Organizations that view transformation as a one-time deployment often miss the larger opportunity. Those that treat it as a continuous improvement journey tend to uncover new efficiencies, identify previously hidden constraints, and create lasting competitive advantages. The ability to continuously analyze, adapt, and improve becomes just as important as the technology itself.

At YMX, this philosophy has shaped the development of the Yard Operating System (YOS). Rather than treating labor, equipment, technology, sustainability, data, and execution as separate initiatives, YOS brings them together into a unified operating framework designed to continuously improve performance across a network. The objective is not to deploy more technology. The objective is to create an environment where technology can consistently deliver measurable business outcomes.

Autonomy Is the Tool. Performance Is the Goal.

Perhaps the most important lesson emerging from ACT Expo is that autonomy itself is not the destination.

Customers do not buy autonomous trucks. They buy lower operating costs, higher throughput, improved service levels, safer operations, greater sustainability, and more predictable outcomes. Autonomy simply becomes one of many tools available to achieve those objectives.

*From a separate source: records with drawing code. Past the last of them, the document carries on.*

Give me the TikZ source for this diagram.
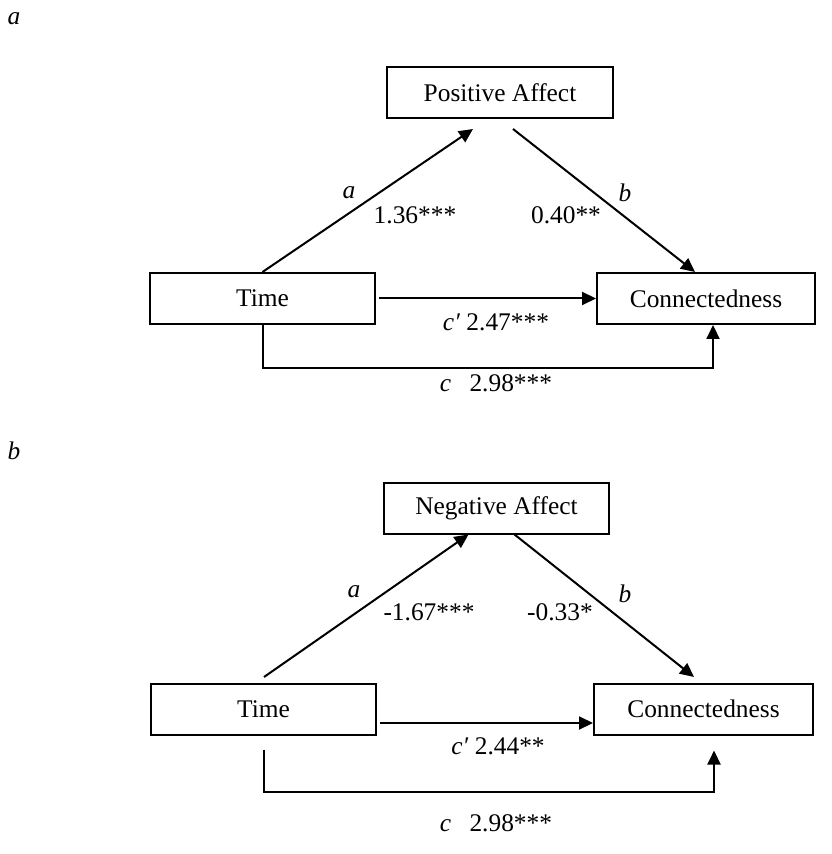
\documentclass[tikz,border=0pt]{standalone}
\usepackage{fontspec}
\setmainfont{Liberation Serif}
\usetikzlibrary{arrows.meta}

\begin{document}
\begin{tikzpicture}[x=0.5pt,y=-0.5pt,font=\fontsize{12.7}{14}\selectfont,
  box/.style={draw,line width=1pt,minimum height=25.5pt,inner sep=0pt},
  lbl/.style={inner sep=0pt},
  edge/.style={line width=1pt,->,>={Triangle[length=7pt,width=6.5pt]}}]
\useasboundingbox (0,0) rectangle (831,854);
% panel a
\node[lbl] (panela) at (14,19) {\textit{a}};
\node[box,minimum width=113pt] (pa) at (500,92.5) {Positive Affect};
\node[box,minimum width=112.5pt] (ta) at (262.5,298.5) {Time};
\node[box,minimum width=109pt] (ca) at (706,298.5) {Connectedness};
\coordinate (pa-in) at (473,129);
\coordinate (pa-out) at (513,129);
\draw[edge] (ta.north) -- (pa-in);
\draw[edge] (pa-out) -- ([xshift=-5.5pt]ca.north);
\draw[edge] ([xshift=1.5pt]ta.east) -- (ca.west);
\draw[edge] (ta.south) -- ++(0,43) -| ([xshift=3.5pt]ca.south);
\node[lbl] (a-a) at (349,193) {\textit{a}};
\node[lbl] (a-aval) at (415,215) {1.36***};
\node[lbl] (a-b) at (625,193) {\textit{b}};
\node[lbl] (a-bval) at (566,215) {0.40**};
\node[lbl] (a-cp) at (496,322) {\textit{c′} 2.47***};
\node[lbl] (a-c) at (496,383) {\textit{c}\hspace{6pt} 2.98***};
% panel b
\node[lbl] (panelb) at (14,451) {\textit{b}};
\node[box,minimum width=112.5pt] (na) at (496.5,508) {Negative Affect};
\node[box,minimum width=112.5pt] (tb) at (263.5,709) {Time};
\node[box,minimum width=109.5pt] (cb) at (703.5,709) {Connectedness};
\coordinate (tb-out) at (264,677);
\coordinate (cb-in) at (694,677);
\draw[edge] (tb-out) -- ([xshift=-14pt]na.south);
\draw[edge] ([xshift=9pt]na.south) -- (cb-in);
\draw[edge] ([xshift=1.5pt,yshift=-7pt]tb.east) -- ([yshift=-7pt]cb.west);
\draw[edge] ([yshift=-7pt]tb.south) -- ++(0,42) -| ([xshift=5.25pt,yshift=-7.5pt]cb.south);
\node[lbl] (b-a) at (354,592) {\textit{a}};
\node[lbl] (b-aval) at (429,612) {-1.67***};
\node[lbl] (b-b) at (625,594) {\textit{b}};
\node[lbl] (b-bval) at (560,612) {-0.33*};
\node[lbl] (b-cp) at (498,746) {\textit{c′} 2.44**};
\node[lbl] (b-c) at (496,823) {\textit{c}\hspace{6pt} 2.98***};
\end{tikzpicture}
\end{document}
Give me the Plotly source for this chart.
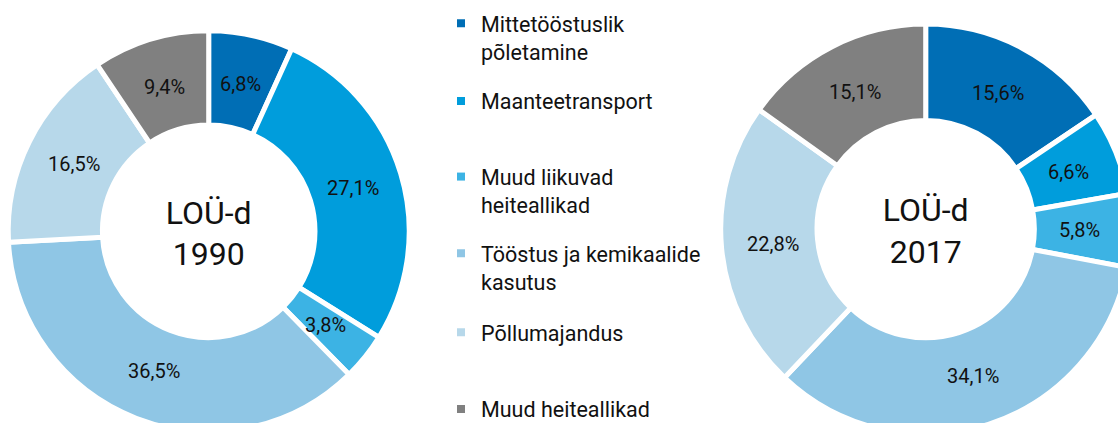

The biggest risk facing supply chain leaders may not be moving too slowly toward autonomy. It may be moving too quickly without first building the operational foundation required to make autonomy work.

The organizations that create the most value over the next decade will not necessarily be those deploying the most artificial intelligence, the most sensors, or the most autonomous equipment. They will be the companies that best combine digital intelligence and physical execution into a single operating model capable of continuously improving performance.

That is the shift happening across the industry today.

Autonomy is not something you deploy. It is something you build toward.

And the journey starts by understanding the operation first.